CREATE OR ALTER VIEW [dbo].[SickInstances_vw]
AS
WITH base_cte (Row_ID, Employee_ID, SickDate)
AS
(
	SELECT
		Row_ID		= row_number() OVER (ORDER BY sd.Employee, sd.[Date]),
		Employee_ID = sd.Employee,
		SickDate	= sd.[Date]
	FROM
		dbo.SickDays_t AS sd
),

interim1_cte (Row_ID, Employee_ID, SickDate, Next_Row_ID, Next_Employee_ID, Next_SickDate, DaysDifference)
AS
(
	SELECT
		curr_row.Row_ID,
		curr_row.Employee_ID,
		curr_row.SickDate,
		next_row.Row_ID,
		next_row.Employee_ID,
		[Next_SickDate] = 
			CASE
				WHEN curr_row.Employee_ID <> next_row.Employee_ID THEN NULL
				ELSE next_row.SickDate
			END,
		[DaysDifference] = 
			CASE
				WHEN curr_row.Employee_ID <> next_row.Employee_ID THEN NULL
				ELSE datediff(d, curr_row.SickDate, next_row.SickDate)
			END
	FROM
		base_cte AS curr_row
		LEFT JOIN base_cte AS next_row
			ON curr_row.Row_ID = next_row.Row_ID - 1

),

interim2_cte (Row_ID, Employee_ID, SickDate, Next_SickDate, DaysDifference)
AS
(
	SELECT
		d.Row_ID,
		d.Employee_ID,
		d.SickDate,
		d.Next_SickDate,
		d.DaysDifference
	FROM
		interim1_cte AS d
	WHERE
		d.DaysDifference IS NOT NULL
		AND d.DaysDifference < 7
)

SELECT * FROM interim2_cte AS x
GO

I imagine others can find additional solutions using PQ.

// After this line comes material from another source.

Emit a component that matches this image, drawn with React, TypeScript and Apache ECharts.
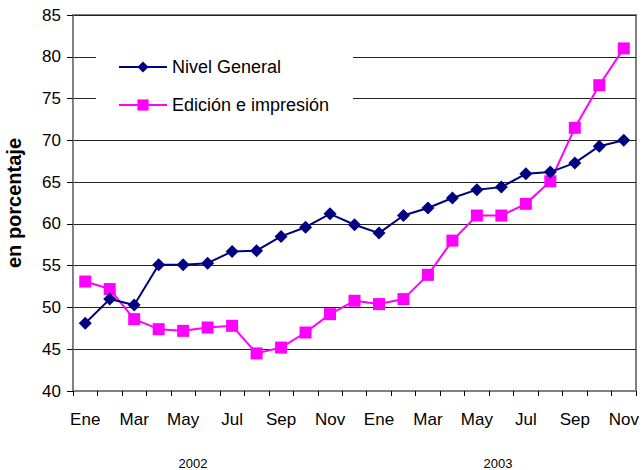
import React, { useEffect, useRef } from "react";
import * as echarts from "echarts";

const months = [
  "Ene", "Feb", "Mar", "Abr", "May", "Jun", "Jul", "Ago", "Sep", "Oct", "Nov", "Dic",
  "Ene", "Feb", "Mar", "Abr", "May", "Jun", "Jul", "Ago", "Sep", "Oct", "Nov",
];
const nivelGeneral = [
  48.1, 51.0, 50.3, 55.1, 55.1, 55.3, 56.7, 56.8, 58.5, 59.6, 61.2, 59.9,
  58.9, 61.0, 61.9, 63.1, 64.1, 64.4, 66.0, 66.2, 67.3, 69.3, 70.0,
];
const edicion = [
  53.1, 52.2, 48.6, 47.4, 47.2, 47.6, 47.8, 44.5, 45.2, 47.0, 49.2, 50.8,
  50.4, 51.0, 53.9, 58.0, 61.0, 61.0, 62.4, 65.1, 71.5, 76.6, 81.0,
];
const years = ["2002", "2003"];
const seriesNames = ["Nivel General", "Edición e impresión"];
const yAxisName = "en porcentaje";

const FONT = "Arial, 'Liberation Sans', sans-serif";

export default function App() {
  const ref = useRef<HTMLDivElement>(null);
  useEffect(() => {
    if (!ref.current) return;
    const chart = echarts.init(ref.current, null, { renderer: "svg" });
    chart.setOption({
      animation: false,
      backgroundColor: "#ffffff",
      textStyle: { fontFamily: FONT },
      grid: {
        left: 73,
        right: 7,
        top: 15,
        bottom: 79,
        containLabel: false,
        outerBoundsMode: "none",
        show: true,
        borderColor: "#808080",
        borderWidth: 2,
        backgroundColor: "transparent",
      },
      legend: {
        orient: "vertical",
        left: 96,
        top: 45,
        padding: [13, 24, 13, 22],
        backgroundColor: "#ffffff",
        itemWidth: 48,
        itemHeight: 14,
        itemGap: 20,
        textStyle: { fontSize: 18, color: "#000", fontFamily: FONT },
        data: seriesNames,
      },
      xAxis: {
        type: "category",
        data: months,
        boundaryGap: true,
        axisLine: { lineStyle: { color: "#808080", width: 2 } },
        axisTick: { show: true, interval: 0, length: 5, lineStyle: { color: "#000" } },
        axisLabel: {
          interval: 1,
          margin: 20,
          fontSize: 17,
          color: "#000",
          fontFamily: FONT,
        },
        splitLine: { show: false },
      },
      yAxis: {
        type: "value",
        min: 40,
        max: 85,
        interval: 5,
        name: yAxisName,
        nameLocation: "middle",
        nameGap: 49,
        nameTextStyle: { fontSize: 20, fontWeight: "bold", color: "#000", fontFamily: FONT },
        axisLine: { show: true, lineStyle: { color: "#808080", width: 2 } },
        axisTick: { show: true, length: 6, lineStyle: { color: "#000" } },
        axisLabel: { margin: 12, fontSize: 17, color: "#000", fontFamily: FONT },
        splitLine: { show: true, lineStyle: { color: "#222", width: 1 } },
      },
      graphic: [
        {
          type: "text",
          x: 193,
          y: 463,
          style: { text: years[0], font: `13px ${FONT}`, fill: "#000", align: "center", verticalAlign: "middle" },
        },
        {
          type: "text",
          x: 498,
          y: 463,
          style: { text: years[1], font: `13px ${FONT}`, fill: "#000", align: "center", verticalAlign: "middle" },
        },
      ],
      series: [
        {
          name: seriesNames[0],
          type: "line",
          data: nivelGeneral,
          symbol: "diamond",
          symbolSize: 13,
          lineStyle: { color: "#000080", width: 2 },
          itemStyle: { color: "#000080" },
          z: 3,
        },
        {
          name: seriesNames[1],
          type: "line",
          data: edicion,
          symbol: "rect",
          symbolSize: 12,
          lineStyle: { color: "#ff00ff", width: 2 },
          itemStyle: { color: "#ff00ff" },
          z: 2,
        },
      ],
    });
    return () => chart.dispose();
  }, []);
  return (
    <div
      ref={ref}
      style={{ position: "fixed", left: 0, top: 0, width: 643, height: 470 }}
    />
  );
}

But ideally those more familiar with HR process already have online resources for an available, easier algorithm.

Hope it helps.
Greg
Create Table SickDays_t and Populate.sql (2.7 KB)
Create Table RollingDates_t and Populate.sql (188.8 KB)
Create View SickInstances_vw.sql (1.4 KB)
eDNA Forum - Sick Instances.pbix (50.3 KB)

Hi @Jamie.bryan , did the response provided by @Greg help you solve your query? If not, how far did you get and what kind of help you need further? If yes, kindly mark as solution the answer that solved your query. Thanks!

@Greg Thanks! I’ll take a look over those and see where I can get from there. I’m away for a bit after today so I’ll mark this one closed for now and come back/repost at a later date.